Afin de rendre les taxes incitatives acceptables pour la majorité, le scientifique suggère de les différencier sur le modèle fiscal. «Par exemple, ceux qui vivent à la campagne et gagnent peu pourraient payer moins. Comme pour les impôts, les circonstances régionales pourraient être prises en compte.»

Détracteurs et soutiens pour la politicienne

Pour la Lausannoise Sonia Seneviratne, chercheuse en climatologie à l’EPFZ et coautrice de plusieurs rapports du GIEC, l’approche progressive de Simonetta Sommaruga n’est pas une mauvaise idée. «Mais il faut penser vite à ce qui vient après», prévient-elle.

Pour réduire de moitié les émissions de CO₂ d’ici 2030, une réduction d’environ 6% par an est nécessaire. «Nous n’y parviendrons certainement pas avec ces seules propositions.»

Elle est également favorable à la mise en place de taxes et trouve que les interdictions seraient justifiées: «Il serait plus judicieux d’interdire les voitures à essence que de rendre l’essence plus chère», préconise-t-elle. Bien entendu, une telle interdiction devrait être introduite progressivement.

La conseillère fédérale n’a cependant pas que des détracteurs. Plusieurs universitaires soutiennent ses propositions. Parmi eux, Anthony Patt, professeur de politique climatique à l’EPFZ, est contre les taxes incitatives.

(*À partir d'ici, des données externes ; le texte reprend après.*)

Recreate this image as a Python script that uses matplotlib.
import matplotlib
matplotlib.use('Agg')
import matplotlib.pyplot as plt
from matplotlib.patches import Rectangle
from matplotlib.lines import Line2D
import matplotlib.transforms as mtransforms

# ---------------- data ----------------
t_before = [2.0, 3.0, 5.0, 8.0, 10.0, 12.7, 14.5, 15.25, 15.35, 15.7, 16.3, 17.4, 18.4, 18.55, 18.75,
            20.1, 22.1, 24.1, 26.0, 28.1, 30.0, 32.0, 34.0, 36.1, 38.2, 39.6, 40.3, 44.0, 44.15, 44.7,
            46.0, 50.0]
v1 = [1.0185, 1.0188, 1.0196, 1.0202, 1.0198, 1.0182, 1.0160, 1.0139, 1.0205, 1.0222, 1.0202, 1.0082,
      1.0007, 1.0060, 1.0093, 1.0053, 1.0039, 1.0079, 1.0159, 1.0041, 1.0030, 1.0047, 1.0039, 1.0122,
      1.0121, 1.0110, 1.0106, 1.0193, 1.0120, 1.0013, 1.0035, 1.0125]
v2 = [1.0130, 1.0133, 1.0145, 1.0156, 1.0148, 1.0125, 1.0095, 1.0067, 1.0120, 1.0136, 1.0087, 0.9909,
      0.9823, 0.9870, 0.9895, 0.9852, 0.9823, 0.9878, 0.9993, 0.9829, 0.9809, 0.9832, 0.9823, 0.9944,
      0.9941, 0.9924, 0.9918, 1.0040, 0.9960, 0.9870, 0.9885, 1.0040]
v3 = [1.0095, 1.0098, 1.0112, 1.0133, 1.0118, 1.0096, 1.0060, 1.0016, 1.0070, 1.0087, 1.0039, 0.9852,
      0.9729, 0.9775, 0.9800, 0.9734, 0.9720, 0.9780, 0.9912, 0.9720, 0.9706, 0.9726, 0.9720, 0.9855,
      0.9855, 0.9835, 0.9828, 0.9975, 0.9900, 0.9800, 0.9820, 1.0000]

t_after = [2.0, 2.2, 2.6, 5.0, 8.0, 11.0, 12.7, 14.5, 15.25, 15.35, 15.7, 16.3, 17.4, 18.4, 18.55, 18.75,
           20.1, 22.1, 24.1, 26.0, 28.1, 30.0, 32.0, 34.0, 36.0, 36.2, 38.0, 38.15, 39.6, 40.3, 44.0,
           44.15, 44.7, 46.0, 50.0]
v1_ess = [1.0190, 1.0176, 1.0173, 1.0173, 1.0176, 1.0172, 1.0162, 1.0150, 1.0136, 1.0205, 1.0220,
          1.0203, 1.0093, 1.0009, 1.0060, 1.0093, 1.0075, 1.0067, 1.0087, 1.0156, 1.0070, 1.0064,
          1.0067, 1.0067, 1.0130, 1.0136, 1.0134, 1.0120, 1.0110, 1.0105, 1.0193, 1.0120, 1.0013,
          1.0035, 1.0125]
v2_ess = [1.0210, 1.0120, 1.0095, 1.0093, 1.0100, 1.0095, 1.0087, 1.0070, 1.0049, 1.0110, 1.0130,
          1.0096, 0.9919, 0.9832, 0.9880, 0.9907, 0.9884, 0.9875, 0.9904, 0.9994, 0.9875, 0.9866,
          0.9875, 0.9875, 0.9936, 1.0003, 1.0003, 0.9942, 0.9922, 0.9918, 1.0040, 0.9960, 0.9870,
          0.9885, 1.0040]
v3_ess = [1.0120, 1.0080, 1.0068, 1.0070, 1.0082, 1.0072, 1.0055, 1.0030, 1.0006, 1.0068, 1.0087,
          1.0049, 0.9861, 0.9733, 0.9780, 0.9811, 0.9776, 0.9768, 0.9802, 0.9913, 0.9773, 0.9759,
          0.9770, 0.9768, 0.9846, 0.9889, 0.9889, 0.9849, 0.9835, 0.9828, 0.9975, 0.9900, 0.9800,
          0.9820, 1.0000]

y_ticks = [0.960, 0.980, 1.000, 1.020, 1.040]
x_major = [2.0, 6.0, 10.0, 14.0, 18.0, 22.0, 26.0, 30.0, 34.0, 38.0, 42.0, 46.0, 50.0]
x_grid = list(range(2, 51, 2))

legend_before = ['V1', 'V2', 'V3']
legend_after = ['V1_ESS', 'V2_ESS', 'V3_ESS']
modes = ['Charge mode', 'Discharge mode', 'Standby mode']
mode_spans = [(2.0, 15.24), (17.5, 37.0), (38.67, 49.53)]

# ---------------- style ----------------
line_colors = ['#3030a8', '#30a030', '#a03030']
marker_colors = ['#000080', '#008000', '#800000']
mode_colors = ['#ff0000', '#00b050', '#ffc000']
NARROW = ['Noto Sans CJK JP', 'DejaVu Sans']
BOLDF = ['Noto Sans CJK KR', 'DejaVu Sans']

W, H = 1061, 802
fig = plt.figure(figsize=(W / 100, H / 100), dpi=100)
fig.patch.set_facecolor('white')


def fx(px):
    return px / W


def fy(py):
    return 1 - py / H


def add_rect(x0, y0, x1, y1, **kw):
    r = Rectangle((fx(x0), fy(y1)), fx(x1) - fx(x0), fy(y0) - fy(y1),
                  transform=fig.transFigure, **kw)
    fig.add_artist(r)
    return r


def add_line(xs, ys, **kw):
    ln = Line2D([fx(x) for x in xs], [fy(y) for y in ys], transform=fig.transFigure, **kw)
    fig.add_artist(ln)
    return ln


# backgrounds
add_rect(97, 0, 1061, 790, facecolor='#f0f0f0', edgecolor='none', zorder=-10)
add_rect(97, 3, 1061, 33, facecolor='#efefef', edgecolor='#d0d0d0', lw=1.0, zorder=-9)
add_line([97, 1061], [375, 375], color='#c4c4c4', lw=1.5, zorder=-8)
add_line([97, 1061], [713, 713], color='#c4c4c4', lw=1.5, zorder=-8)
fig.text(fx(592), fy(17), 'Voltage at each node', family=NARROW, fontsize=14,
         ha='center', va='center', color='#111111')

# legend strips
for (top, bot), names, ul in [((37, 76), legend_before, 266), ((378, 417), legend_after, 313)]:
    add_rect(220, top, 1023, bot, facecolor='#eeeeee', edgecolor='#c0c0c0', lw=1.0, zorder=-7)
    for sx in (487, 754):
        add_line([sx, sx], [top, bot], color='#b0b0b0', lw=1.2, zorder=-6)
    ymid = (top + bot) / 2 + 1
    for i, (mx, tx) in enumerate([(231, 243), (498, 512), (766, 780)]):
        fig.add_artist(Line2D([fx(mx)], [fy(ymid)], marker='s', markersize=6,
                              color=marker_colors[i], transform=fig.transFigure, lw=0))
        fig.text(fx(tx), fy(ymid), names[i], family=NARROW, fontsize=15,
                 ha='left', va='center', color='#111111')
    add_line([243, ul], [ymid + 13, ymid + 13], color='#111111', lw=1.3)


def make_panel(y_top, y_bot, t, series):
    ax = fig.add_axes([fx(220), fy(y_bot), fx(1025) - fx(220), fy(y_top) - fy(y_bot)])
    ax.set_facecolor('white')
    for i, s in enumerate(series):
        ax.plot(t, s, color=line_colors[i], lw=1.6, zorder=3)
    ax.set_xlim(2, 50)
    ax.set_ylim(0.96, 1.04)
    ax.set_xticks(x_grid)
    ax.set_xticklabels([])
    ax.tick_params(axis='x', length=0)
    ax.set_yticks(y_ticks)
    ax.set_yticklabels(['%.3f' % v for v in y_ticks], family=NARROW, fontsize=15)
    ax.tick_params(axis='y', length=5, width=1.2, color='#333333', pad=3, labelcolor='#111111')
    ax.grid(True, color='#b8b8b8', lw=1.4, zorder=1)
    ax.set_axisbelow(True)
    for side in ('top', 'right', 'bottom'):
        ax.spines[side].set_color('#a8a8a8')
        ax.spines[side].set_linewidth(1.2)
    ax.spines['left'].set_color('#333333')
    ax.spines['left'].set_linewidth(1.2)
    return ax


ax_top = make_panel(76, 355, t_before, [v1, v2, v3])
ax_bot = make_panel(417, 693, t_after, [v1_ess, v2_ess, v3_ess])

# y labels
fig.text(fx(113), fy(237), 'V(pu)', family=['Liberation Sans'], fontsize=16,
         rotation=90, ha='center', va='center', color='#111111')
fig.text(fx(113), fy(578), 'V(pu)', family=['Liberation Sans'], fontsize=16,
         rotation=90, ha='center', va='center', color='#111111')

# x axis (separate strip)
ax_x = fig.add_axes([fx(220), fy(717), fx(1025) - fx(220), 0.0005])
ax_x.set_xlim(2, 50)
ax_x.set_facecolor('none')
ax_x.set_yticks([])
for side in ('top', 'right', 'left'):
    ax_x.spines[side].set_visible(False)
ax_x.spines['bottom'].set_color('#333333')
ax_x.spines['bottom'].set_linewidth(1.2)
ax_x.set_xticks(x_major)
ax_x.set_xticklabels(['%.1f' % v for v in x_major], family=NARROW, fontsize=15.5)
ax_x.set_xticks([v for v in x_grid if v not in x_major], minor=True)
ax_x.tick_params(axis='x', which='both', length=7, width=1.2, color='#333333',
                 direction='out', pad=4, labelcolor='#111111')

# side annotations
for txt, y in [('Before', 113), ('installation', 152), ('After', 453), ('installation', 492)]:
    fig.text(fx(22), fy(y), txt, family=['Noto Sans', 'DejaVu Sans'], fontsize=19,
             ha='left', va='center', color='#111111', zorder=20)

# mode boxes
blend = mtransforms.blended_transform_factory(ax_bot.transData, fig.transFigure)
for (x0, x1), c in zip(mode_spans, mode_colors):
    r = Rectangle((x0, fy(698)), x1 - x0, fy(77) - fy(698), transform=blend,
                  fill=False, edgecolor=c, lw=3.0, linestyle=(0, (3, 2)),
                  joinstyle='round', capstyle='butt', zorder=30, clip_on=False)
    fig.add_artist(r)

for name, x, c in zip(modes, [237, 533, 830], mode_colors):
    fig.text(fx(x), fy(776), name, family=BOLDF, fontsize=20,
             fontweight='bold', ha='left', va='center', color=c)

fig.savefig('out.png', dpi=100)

58% souhaiteraient une approche plus engagée

Si les chercheurs sont prudents dans leur évaluation de la nouvelle politique climatique, le président des Verts, Balthasar Glättli, est moins diplomate. Il critique le «découragement» du gouvernement national: «Le Conseil fédéral réagit de manière totalement erronée au 'non' à la loi CO₂».

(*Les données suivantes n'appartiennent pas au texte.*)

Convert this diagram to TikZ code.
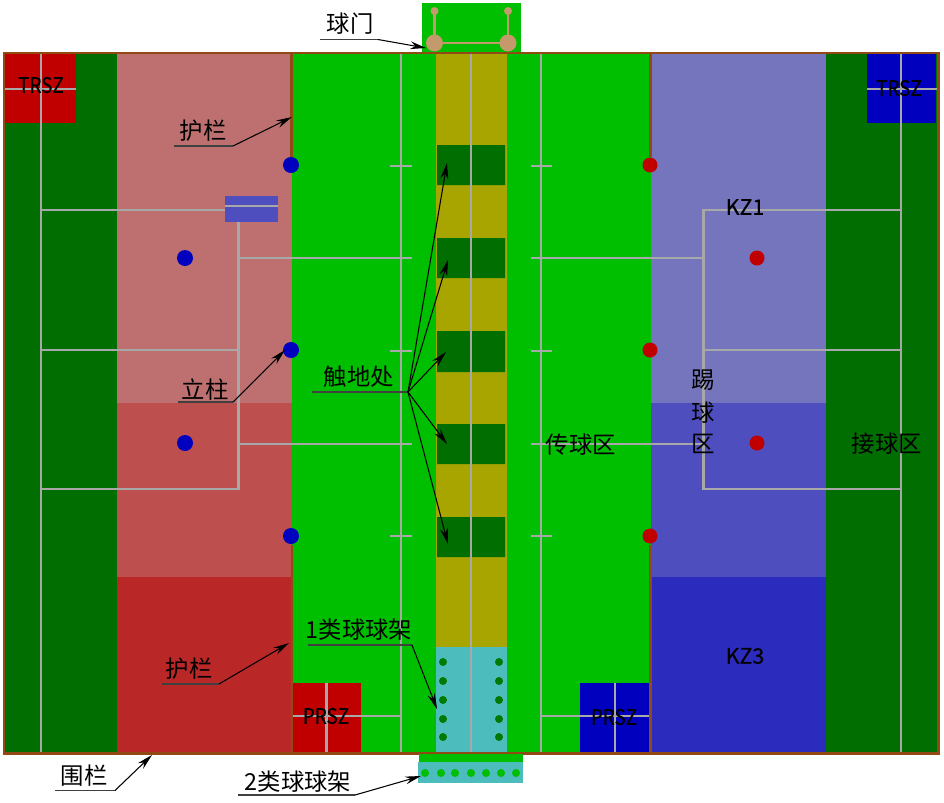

Selon l’analyse des résultats du référendum, 58% des personnes interrogées souhaitaient une action décisive contre le changement climatique, précise le président du parti. «Nous devons donc avancer plus rapidement là où il n’y a pas de critique de la part des citoyens.»

Par exemple, le Conseil fédéral devrait veiller à ce que la Banque nationale n’investisse plus dans le pétrole, le gaz et le charbon. Le président des Verts trouve «incompréhensible» que la place financière ne soit pas incluse, alors que ce point était incontesté dans la loi CO₂ rejetée. «La proposition de subventionner les compagnies aériennes pour qu’elles respectent le quota de mélange avec des carburants durables est tout simplement absurde», affirme Balthasar Glättli. «Au lieu de jeter l’argent des taxes aux compagnies aériennes, il faut prévoir des sanctions si elles n’atteignent pas l’objectif fixé.»